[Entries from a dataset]
-- start --
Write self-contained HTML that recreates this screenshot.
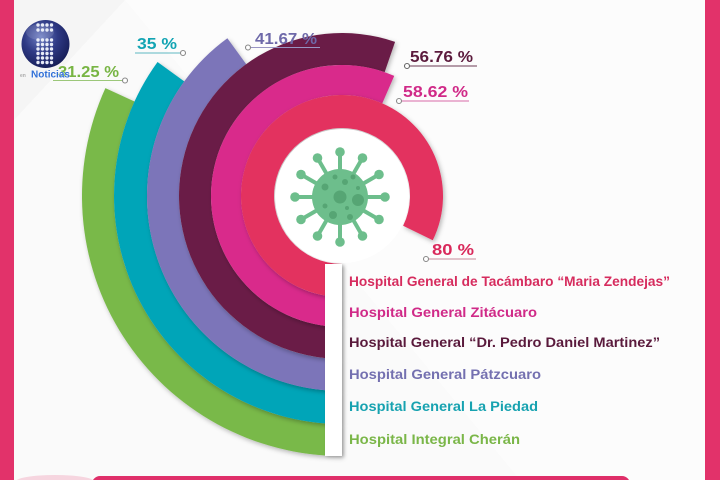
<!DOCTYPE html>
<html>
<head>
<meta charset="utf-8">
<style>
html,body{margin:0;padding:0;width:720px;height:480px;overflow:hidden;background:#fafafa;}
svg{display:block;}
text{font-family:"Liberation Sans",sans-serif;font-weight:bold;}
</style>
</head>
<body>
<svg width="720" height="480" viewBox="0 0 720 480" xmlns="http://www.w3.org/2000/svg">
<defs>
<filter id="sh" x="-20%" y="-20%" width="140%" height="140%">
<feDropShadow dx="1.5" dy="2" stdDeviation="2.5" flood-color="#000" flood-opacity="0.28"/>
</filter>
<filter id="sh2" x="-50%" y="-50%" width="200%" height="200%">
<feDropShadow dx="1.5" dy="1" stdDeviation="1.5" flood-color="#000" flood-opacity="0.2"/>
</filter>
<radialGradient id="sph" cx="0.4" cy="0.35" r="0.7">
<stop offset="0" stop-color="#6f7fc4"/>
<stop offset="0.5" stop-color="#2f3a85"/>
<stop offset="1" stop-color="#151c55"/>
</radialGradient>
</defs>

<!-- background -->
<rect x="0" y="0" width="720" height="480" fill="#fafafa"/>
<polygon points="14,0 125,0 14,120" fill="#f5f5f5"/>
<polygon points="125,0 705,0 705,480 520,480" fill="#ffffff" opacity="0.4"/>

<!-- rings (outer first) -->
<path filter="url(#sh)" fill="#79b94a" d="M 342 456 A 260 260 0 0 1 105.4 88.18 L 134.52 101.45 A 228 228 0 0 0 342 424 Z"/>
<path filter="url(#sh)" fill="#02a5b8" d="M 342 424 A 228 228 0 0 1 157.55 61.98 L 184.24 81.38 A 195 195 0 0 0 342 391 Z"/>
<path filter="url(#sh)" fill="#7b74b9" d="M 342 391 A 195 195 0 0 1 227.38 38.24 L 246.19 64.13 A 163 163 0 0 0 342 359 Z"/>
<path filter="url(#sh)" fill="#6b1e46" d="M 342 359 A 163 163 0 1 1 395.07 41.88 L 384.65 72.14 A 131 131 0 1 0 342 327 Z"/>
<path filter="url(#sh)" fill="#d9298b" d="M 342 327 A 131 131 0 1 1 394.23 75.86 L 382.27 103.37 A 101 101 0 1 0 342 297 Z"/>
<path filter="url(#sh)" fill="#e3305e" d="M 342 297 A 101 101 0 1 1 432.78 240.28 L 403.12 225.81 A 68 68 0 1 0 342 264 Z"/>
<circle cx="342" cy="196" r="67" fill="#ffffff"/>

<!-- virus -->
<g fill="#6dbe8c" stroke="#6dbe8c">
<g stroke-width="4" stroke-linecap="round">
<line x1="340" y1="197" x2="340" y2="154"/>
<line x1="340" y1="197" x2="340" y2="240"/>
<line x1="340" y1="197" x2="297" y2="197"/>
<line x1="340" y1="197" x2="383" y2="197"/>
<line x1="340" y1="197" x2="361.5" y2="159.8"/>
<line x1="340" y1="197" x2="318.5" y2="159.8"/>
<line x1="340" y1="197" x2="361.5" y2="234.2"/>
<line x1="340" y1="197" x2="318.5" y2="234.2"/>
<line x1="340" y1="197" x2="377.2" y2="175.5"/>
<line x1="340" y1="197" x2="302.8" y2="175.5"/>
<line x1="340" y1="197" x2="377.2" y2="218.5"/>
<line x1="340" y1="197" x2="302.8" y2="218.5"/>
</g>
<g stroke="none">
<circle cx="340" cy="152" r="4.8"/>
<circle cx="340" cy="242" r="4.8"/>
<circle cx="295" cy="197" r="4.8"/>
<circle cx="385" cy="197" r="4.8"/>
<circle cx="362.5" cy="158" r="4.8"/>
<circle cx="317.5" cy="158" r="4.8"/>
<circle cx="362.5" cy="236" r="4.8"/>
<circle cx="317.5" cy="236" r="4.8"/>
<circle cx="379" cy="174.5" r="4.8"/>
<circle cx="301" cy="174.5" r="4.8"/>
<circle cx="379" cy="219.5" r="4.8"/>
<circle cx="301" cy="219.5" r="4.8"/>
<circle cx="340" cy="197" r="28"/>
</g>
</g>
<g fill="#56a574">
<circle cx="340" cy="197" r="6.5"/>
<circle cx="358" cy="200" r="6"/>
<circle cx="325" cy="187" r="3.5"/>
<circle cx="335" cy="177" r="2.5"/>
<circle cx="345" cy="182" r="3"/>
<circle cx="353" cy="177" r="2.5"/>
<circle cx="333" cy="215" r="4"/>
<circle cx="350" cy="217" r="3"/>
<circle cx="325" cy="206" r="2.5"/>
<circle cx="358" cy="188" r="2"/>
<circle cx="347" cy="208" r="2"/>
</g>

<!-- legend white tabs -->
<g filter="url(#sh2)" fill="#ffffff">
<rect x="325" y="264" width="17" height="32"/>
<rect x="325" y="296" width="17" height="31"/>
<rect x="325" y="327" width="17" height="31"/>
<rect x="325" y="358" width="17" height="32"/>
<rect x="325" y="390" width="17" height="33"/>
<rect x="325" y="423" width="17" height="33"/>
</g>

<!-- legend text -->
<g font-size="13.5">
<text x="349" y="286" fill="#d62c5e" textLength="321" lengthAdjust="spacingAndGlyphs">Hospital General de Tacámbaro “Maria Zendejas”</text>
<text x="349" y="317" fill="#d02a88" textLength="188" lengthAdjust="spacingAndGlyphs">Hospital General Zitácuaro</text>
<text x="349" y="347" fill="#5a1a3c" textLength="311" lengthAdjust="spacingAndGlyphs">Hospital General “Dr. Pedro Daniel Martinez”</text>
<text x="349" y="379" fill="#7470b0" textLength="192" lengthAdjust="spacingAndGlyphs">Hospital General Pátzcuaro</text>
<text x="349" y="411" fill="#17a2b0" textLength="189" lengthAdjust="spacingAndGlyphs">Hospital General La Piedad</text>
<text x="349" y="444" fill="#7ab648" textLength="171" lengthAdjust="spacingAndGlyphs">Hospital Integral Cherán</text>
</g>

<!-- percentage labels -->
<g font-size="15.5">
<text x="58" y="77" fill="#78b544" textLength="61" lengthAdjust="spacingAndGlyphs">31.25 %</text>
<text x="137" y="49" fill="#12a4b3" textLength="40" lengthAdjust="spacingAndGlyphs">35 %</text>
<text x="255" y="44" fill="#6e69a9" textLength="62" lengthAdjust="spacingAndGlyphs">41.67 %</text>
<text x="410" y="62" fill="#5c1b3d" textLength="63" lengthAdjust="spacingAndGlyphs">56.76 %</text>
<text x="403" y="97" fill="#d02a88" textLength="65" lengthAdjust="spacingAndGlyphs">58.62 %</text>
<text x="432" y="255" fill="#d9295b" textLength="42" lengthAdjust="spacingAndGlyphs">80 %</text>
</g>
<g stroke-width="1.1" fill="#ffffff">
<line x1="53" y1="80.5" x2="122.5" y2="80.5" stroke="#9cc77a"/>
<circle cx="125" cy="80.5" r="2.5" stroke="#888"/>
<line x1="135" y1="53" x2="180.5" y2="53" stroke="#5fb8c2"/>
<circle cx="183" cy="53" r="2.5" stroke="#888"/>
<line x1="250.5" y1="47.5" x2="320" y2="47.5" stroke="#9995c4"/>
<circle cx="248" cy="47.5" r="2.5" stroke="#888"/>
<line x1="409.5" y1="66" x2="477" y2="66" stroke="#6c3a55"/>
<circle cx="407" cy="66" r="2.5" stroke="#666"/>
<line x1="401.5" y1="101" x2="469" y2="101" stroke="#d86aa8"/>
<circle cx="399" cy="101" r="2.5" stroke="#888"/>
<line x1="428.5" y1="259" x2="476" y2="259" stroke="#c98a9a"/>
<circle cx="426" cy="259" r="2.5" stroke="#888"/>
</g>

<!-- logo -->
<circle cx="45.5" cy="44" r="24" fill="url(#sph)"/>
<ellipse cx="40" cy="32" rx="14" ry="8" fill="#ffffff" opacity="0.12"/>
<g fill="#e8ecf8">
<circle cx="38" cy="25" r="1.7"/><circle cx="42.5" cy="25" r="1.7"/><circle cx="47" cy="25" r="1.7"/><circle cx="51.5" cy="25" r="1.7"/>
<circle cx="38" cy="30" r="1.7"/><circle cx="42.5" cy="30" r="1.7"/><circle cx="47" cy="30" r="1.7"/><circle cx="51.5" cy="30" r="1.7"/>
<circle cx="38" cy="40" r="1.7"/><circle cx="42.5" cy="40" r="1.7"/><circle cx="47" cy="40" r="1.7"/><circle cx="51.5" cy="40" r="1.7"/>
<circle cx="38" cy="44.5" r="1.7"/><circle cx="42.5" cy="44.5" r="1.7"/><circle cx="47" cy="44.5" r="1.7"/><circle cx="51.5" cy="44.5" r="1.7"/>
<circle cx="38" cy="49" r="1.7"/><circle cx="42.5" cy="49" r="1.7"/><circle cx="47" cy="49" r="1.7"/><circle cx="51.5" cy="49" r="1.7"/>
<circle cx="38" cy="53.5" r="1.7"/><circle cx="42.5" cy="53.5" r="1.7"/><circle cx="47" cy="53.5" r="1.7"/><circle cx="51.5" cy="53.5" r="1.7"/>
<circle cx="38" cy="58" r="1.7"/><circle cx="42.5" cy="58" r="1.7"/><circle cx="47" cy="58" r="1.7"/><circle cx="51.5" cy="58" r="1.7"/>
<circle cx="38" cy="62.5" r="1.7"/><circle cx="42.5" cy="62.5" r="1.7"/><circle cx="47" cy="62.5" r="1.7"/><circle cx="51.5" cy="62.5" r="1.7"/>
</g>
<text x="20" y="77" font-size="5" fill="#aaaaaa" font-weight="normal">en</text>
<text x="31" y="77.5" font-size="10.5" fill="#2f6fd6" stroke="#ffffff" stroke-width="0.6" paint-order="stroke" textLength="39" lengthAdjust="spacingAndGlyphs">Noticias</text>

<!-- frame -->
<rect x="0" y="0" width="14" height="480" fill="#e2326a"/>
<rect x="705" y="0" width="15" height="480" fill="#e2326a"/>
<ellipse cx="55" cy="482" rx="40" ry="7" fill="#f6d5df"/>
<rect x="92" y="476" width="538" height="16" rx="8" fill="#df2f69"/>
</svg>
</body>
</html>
-- end --
-- start --
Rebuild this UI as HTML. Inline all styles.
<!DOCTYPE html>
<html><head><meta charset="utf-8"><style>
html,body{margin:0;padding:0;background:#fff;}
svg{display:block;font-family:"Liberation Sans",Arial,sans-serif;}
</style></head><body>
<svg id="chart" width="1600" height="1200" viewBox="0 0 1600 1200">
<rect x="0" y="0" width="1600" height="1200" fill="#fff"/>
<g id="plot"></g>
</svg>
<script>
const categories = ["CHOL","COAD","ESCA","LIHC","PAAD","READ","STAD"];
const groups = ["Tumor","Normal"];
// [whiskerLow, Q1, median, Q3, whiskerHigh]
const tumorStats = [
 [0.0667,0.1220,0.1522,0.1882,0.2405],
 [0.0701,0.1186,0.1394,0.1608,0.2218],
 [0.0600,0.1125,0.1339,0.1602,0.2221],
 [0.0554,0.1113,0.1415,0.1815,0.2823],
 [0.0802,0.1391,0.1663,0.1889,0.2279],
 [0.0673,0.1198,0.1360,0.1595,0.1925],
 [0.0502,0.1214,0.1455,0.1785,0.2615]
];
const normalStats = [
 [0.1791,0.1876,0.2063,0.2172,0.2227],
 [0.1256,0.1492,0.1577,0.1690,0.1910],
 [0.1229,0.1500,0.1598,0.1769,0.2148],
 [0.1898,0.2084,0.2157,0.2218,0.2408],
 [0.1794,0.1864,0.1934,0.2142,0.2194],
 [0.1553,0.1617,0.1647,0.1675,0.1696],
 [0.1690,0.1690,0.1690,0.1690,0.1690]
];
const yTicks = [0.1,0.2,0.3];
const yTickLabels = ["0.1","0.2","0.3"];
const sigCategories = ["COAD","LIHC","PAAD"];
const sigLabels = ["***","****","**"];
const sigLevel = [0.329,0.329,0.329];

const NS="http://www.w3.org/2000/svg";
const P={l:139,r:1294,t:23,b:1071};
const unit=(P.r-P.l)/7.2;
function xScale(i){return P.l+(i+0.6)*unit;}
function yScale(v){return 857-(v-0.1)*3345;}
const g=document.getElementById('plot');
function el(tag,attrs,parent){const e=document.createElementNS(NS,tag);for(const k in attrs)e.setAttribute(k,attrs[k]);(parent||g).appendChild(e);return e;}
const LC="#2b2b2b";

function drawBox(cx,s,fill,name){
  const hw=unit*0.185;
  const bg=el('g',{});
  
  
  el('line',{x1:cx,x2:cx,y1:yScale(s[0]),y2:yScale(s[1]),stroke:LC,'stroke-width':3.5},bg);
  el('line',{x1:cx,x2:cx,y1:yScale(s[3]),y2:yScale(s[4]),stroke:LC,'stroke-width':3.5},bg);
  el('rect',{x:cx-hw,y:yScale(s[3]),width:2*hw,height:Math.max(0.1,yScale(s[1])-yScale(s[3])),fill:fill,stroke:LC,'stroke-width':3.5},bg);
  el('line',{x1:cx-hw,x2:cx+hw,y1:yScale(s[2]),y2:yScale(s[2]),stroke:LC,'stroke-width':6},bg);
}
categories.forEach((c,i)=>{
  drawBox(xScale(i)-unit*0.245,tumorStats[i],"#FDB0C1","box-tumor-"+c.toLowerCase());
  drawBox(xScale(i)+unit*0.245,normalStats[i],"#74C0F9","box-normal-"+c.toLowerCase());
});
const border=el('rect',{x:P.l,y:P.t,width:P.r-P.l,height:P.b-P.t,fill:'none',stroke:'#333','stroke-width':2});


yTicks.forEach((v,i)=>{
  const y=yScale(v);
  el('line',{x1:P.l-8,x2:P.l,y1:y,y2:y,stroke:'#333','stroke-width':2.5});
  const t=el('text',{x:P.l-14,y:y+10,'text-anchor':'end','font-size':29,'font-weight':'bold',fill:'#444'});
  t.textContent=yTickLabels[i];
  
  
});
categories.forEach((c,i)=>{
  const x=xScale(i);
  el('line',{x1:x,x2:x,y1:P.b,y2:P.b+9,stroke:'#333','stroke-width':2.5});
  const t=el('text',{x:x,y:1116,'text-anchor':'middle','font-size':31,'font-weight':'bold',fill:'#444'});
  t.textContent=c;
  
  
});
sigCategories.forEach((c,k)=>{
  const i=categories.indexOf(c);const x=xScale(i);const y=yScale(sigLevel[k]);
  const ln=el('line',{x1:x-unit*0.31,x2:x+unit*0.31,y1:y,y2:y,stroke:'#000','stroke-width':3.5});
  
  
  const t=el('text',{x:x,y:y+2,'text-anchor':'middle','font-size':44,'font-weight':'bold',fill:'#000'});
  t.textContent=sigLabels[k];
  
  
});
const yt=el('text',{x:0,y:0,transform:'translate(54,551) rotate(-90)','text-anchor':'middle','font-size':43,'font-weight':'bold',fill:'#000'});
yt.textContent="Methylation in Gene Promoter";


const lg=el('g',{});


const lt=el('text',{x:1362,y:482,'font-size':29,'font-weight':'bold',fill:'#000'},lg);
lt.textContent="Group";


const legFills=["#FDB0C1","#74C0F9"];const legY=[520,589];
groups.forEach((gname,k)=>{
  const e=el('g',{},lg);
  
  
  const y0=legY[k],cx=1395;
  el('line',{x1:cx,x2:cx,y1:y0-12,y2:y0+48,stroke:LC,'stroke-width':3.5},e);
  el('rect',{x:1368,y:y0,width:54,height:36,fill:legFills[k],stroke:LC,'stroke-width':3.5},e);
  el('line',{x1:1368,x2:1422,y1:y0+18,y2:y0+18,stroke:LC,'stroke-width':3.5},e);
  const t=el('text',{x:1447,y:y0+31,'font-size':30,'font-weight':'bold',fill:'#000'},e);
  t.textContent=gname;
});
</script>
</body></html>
-- end --
* _STATED PROBLEM_: Copy all lines from the material that hold "this".

* _FINISHED ANSWER_:
Write self-contained HTML that recreates this screenshot.
Rebuild this UI as HTML. Inline all styles.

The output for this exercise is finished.